I agree that this is better than nothing, but “We finally managed to solve the problem of deceptive alignment...” is just false.
I agree, which is why I retracted my comments about deceptive alignment being solved, though I do think it’s still far better to not have incentives to be non-myopic than to have such incentives in play.
It does help in some respects.
On the other hand, a system without any non-myopic goals also will not help to prevent catastrophic side-effects. If a system were intent-aligned at the top level, we could trust that it’d have the motivation to ensure any of its internal processes were sufficiently aligned, and that its output wouldn’t cause catastrophe (e.g. it wouldn’t give us a correct answer/prediction containing information it knew would be extremely harmful).
If a system only does myopic prediction, then we have to manually ensure that nothing of this kind occurs—no misaligned subsystems, no misaligned agents created, no correct-but-catastrophic outputs....
I still think it makes sense to explore in this direction, but it seems to be in the category [temporary hack that might work long enough to help us do alignment work, if we’re careful] rather than [early version of scalable alignment solution]. (though a principled hack, as hacks go)
To relate this to your initial point about progress on the overall problem, this doesn’t seem to be much evidence that we’re making progress—just that we might be closer to building a tool that may help us make progress.
That’s still great—only it doesn’t tell us much about the difficulty of the real problem.
It seems to be historically the case that “doomers” or “near-doomers” (public figures who espouse pessimistic views of the future, often with calls for collective drastic actions) do not always come out with a positive public perception when doom or near-doom is perceived not to occurred, or to have occurred far away from what was predicted.
Doomers seem to have a trajectory rather than a distribution, per se. From my perspective, this is on-trajectory. He believed doom was possible, now he believes it is probable.

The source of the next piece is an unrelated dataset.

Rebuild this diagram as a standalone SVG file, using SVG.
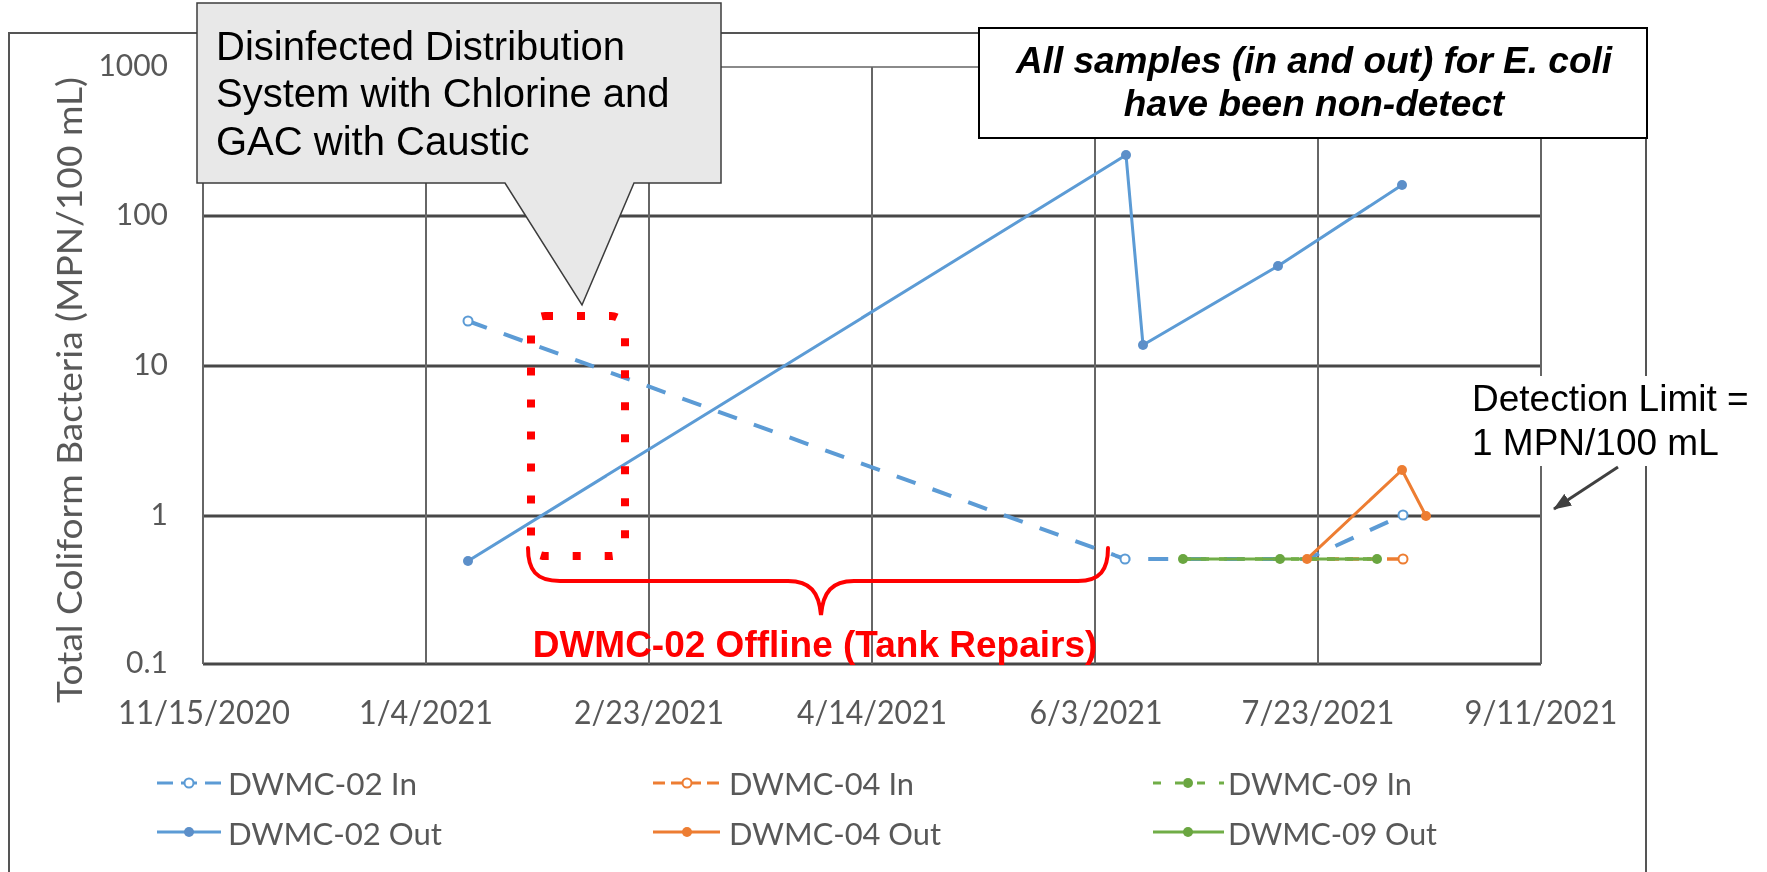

I’m not sure how long it will be until we get past the “doom didn’t happen” point. Assuming he exists in the future, Eliezer_future lives in the world in which he was wrong. It’s not obvious to me that Eliezer_future exists with more probability the more Eliezer_current believes Eliezer_future doesn’t exist.
Personally, I think Eliezer’s article is actually just great for trying to get real policy change to happen here. It’s not clear to me why Eliezer saying this would make anything harder for other policy proposals. (Not that I agree with everything he said, I just think it was good that he said it.)
I am much more conflicted about the FLI letter; it’s particular policy proscription seems not great to me and I worry it makes us look pretty bad if we try approximately the same thing again with a better policy proscription after this one fails, which is approximately what I expect we’ll need to do.
(Though to be fair this is as someone who’s also very much on the pessimistic side and so tends to like variance.)
It would’ve been even better for this to happen long before the year of the prediction mentioned in this old blog-post, but this is better than nothing.
I think this is probably right. When all hope is gone, try just telling people the truth and see what happens. I don’t expect it will work, I don’t expect Eliezer expects it to work, but it may be our last chance to stop it.